50 Years Ago:The Decline of May Day
CAPITALISM POLLUTES almost every institution with which it comes into contact. Whether such institutions are absorbed from a previous social system or whether they grow from the foundations of the capitalist system itself, they are either moulded to suit the interests of the capitalist class or are deflected from their original purpose to meet the needs of capital. May Day is no exception.
. . . May Day today has little of its original character left. It is not taken seriously by many workers.

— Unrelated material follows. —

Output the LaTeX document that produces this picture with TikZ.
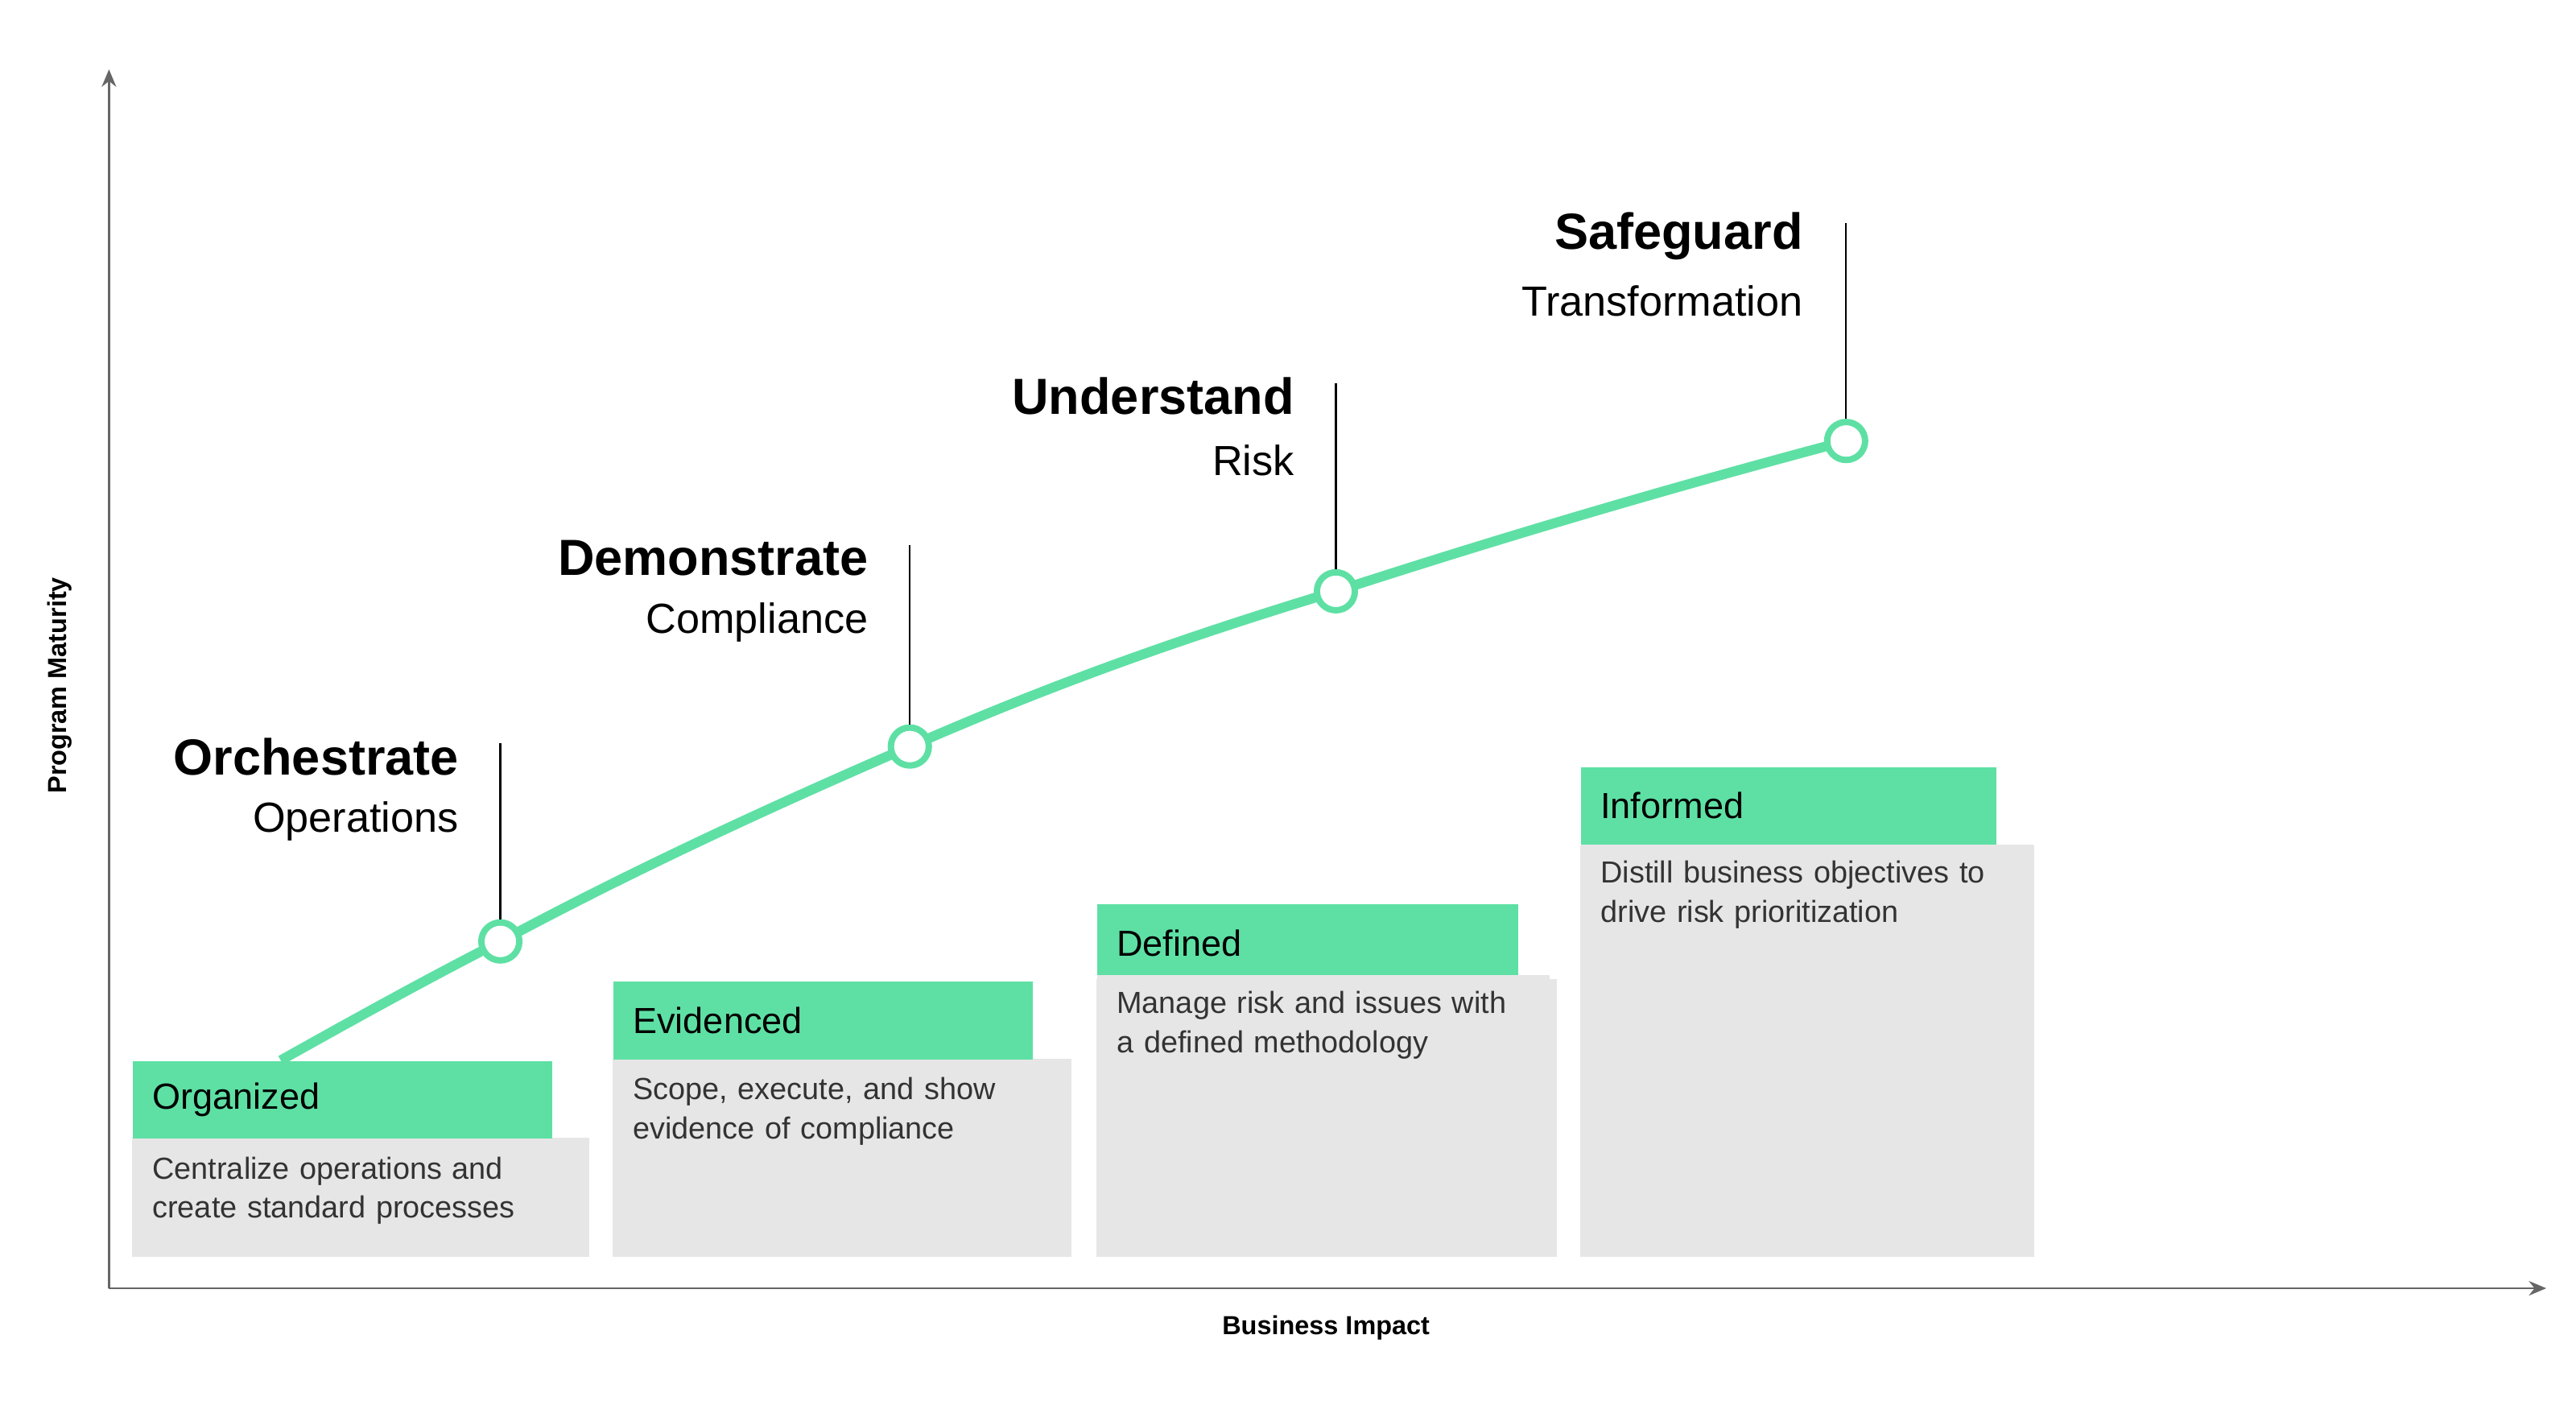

Whereas it was once an opportunity for an outing with a definite purpose in view, it is now merely an opportunity for an outing, which few are prepared to take.
The national political parties that formed the Second International lined up with their respective capitalist gangs in the 1914-1918 war and urged their members at each others throats in a war they said would end war. No May Day demonstrations were held in this country during the war. The discontent amongst the workers following that war caused a brief revival of the May Day demonstrations spirit. On May 2nd, 1920 the Daily Herald estimated that “not less than 8,000,000 workers took a full day’s holiday” and the London demonstration was estimated at nearly one million. Similar demonstrations were held in Japan, China, India and other eastern and colonial countries where they had not been previously organised. 1926, the year of the General Strike in this country, was another year of large May Day demonstrations, but, apart from these occasional bursts of enthusiasm, May Day as a day of demonstration of working class solidarity has steadily declined. The labour and trade union leaders have assisted this decline and helped to ensure that May Day shall not embarrass the capitalist class by providing an opportunity for international working class activity. Because, if the workers can act in world wide co-operation on one day in the year, there is no reason to suppose that they will not do so on the other 364 days.
As class consciousness grows amongst the workers in all lands, co-operative action will be planned. It will not stop at the organisation of marches and demonstrations to the parks and squares of the great cities. It will be co-operation to speed the abolition of capitalism.